Researchers from The University of Texas M. D. Anderson Cancer Centre have identified certain risk factors that may help predict the likelihood of patients developing breast cancer in the opposite breast.
These risk factors may help women who are diagnosed with breast cancer make the difficult decision about whether to have their second breast removed as a preventive step.
"Women often consider contralateral prophylactic mastectomy (CPM) not because of medical recommendation, but because they fear having their breast cancer return," said Kelly Hunt, M.D., professor in the Department of Surgical Oncology at M. D. Anderson and lead author on the study.
"Currently it is very difficult to identify which patients are at enough risk to benefit from this aggressive and irreversible procedure. Our goal was to determine what characteristics defined these high-risk patients to better inform future decisions regarding CPM," she added.
During the study, the researchers reviewed the cases of 542 women with breast cancer only in one breast who received CPM to remove the second breast.
Out of this group, 435 patients had no abnormal pathology identified in the opposite breast, 25 patients had contralateral breast cancer identified at surgery, and 82 patients had abnormal cells that indicate a moderate to high-risk for breast cancer development in the contralateral breast found at the time of surgery.
Further analysis of the patients with contralateral breast cancer revealed that a five-year Gail risk of 1.67 percent or greater; an invasive lobular histology; and multiple tumours in the original breast were all strong predictors for contralateral breast cancer.

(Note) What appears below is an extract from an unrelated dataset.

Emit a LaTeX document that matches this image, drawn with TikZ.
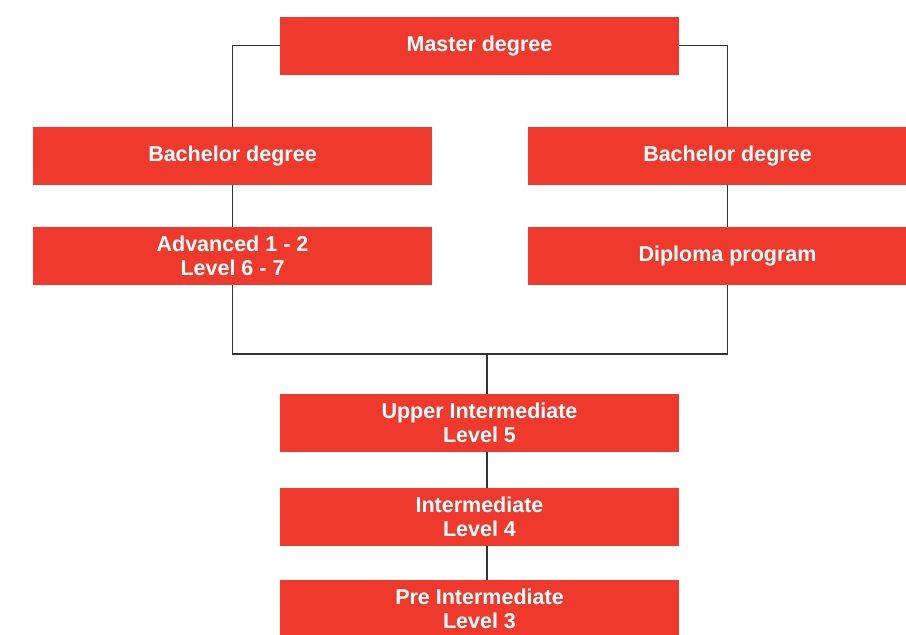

However, patient race, estrogen receptor status and progesterone receptor status were not associated with increased risk.

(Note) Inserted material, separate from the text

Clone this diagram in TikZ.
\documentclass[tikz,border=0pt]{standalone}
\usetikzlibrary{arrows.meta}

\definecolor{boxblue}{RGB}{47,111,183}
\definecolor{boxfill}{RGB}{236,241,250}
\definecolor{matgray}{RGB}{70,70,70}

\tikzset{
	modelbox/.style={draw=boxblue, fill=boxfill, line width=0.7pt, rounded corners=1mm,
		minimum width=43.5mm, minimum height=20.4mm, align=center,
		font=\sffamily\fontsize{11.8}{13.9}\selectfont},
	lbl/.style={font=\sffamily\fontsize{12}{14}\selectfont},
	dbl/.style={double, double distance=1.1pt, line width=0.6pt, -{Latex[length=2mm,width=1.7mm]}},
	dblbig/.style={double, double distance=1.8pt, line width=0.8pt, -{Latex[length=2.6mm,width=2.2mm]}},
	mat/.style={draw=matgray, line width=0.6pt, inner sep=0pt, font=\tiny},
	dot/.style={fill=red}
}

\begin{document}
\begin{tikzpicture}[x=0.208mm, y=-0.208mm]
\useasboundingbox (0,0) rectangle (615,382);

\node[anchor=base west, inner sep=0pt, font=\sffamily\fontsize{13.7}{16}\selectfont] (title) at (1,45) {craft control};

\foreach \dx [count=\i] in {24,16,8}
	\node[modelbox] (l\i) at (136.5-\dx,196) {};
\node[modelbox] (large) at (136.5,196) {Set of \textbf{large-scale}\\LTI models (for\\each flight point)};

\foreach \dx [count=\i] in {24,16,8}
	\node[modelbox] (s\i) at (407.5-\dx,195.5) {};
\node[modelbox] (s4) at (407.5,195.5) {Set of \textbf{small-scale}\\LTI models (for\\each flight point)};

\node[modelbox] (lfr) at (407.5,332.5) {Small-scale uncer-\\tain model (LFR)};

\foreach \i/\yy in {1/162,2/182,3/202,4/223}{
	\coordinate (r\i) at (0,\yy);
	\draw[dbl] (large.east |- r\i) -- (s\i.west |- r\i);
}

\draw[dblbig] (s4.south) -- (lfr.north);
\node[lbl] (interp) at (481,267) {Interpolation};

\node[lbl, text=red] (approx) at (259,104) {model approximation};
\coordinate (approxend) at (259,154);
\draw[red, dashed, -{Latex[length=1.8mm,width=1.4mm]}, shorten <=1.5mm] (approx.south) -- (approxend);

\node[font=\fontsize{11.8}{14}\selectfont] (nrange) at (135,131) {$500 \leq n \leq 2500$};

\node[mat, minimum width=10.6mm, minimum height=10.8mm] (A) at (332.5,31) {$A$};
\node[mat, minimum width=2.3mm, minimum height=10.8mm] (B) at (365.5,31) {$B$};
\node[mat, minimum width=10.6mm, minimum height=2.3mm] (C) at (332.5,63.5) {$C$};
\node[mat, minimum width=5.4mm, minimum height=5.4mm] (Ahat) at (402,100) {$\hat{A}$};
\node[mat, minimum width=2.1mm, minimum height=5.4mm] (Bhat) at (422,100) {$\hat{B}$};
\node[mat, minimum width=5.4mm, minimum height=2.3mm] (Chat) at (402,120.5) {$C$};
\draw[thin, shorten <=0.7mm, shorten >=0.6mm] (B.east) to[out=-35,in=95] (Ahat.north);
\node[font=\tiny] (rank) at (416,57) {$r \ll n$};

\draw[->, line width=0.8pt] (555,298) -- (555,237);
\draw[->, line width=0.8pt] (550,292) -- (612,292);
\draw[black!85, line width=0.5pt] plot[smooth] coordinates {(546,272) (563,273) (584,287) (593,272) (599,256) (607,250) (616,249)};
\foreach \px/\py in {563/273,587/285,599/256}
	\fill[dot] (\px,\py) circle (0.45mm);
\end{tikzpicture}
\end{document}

"We went from having very little information on the benefit of this procedure for individual patients to identifying three independent and significant risk factors," Hunt said.

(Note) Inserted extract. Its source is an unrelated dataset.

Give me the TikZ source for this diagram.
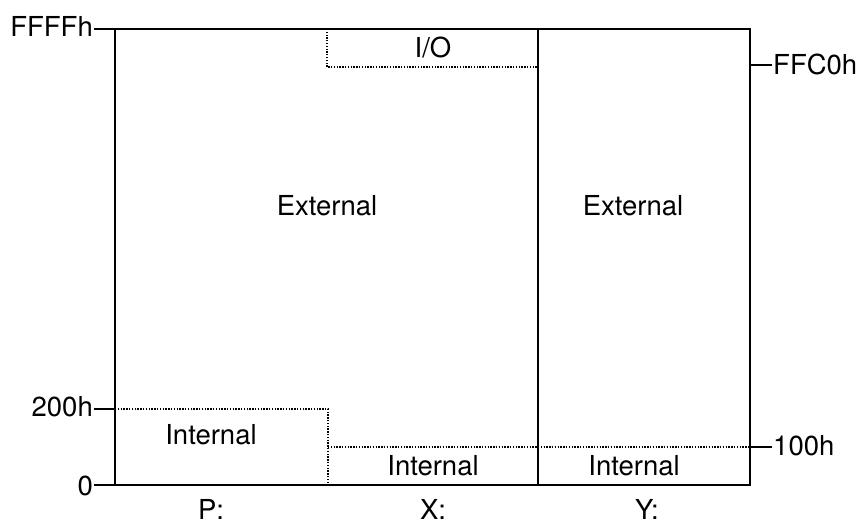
\documentclass[tikz,border=0pt]{standalone}
\usepackage{fontspec}
\setmainfont{TeX Gyre Heros}
\usetikzlibrary{
  positioning
}
\tikzset{
  region/.style={
    line width=2pt,
    black
  },
  boundary/.style={
    line width=1.5pt,
    dash pattern=on 1.3pt off 1.5pt
  },
  tick/.style={
    line width=1.6pt
  },
  memtext/.style={
    font=\fontsize{27.5}{30}\selectfont,
    inner sep=1pt
  },
  addr/.style={
    memtext
  }
}

\begin{document}
\begin{tikzpicture}[x=1pt,y=-1pt]
  \useasboundingbox (0,0) rectangle (856,524);
  % corners of the three spaces
  \coordinate (tl) at (115,29);
  \coordinate (tr) at (750,29);
  \coordinate (bl) at (115,485);
  \coordinate (br) at (750,485);
  \coordinate (xy top) at (538,29);
  \coordinate (xy bot) at (538,485);
  \draw [region] (tl) rectangle (br);
  \draw [region] (xy top) -- (xy bot);
  % dotted sub-regions
  \draw [boundary] (327,29) -- (327,67) -- (538,67);
  \draw [boundary] (115,409) -- (328,409) -- (328,485);
  \draw [boundary] (328,447) -- (750,447);
  % address marks
  \node [addr, anchor=east] (ffffh) at (94,26) {FFFFh};
  \node [addr, anchor=east] (a200h) at (94,407) {200h};
  \node [addr, anchor=east] (a0) at (94,486) {0};
  \node [addr, anchor=west] (ffc0h) at (772,64) {FFC0h};
  \node [addr, anchor=west] (a100h) at (772,446) {100h};
  \draw [tick] (ffffh.east |- tl) -- (tl);
  \draw [tick] (a200h.east |- 115,409) -- (115,409);
  \draw [tick] (a0.east |- bl) -- (bl);
  \draw [tick] (ffc0h.west |- 750,65) -- (750,65);
  \draw [tick] (a100h.west |- 750,447) -- (750,447);
  % region names
  \node [memtext] (io) at (433,48) {I/O};
  \node [memtext] (extp) at (327,206) {External};
  \node [memtext] (exty) at (633,206) {External};
  \node [memtext] (intp) at (211,435) {Internal};
  \node [memtext] (intx) at (433,466) {Internal};
  \node [memtext] (inty) at (634,466) {Internal};
  % space names
  \node [memtext] (colp) at (211,509) {P:};
  \node [memtext] (colx) at (433,509) {X:};
  \node [memtext] (coly) at (647,509) {Y:};
\end{tikzpicture}
\end{document}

"Each provides valuable insight into how likely a woman is to develop the disease in her other breast and enables physicians to make an educated recommendation if a patient will potentially benefit from CPM.
"We've always known contralateral breast cancer risk is not the same for all women and it is unnecessary to perform preventive mastectomies routinely.
"As we begin to clarify the specific risk factors, the number of women undergoing CPM may decrease and those with a low to moderate-risk may be more open to less extreme options for risk reduction, such as hormonal therapy and newer agents for prevention of breast cancer," she added.
The findings are published in journal Cancer.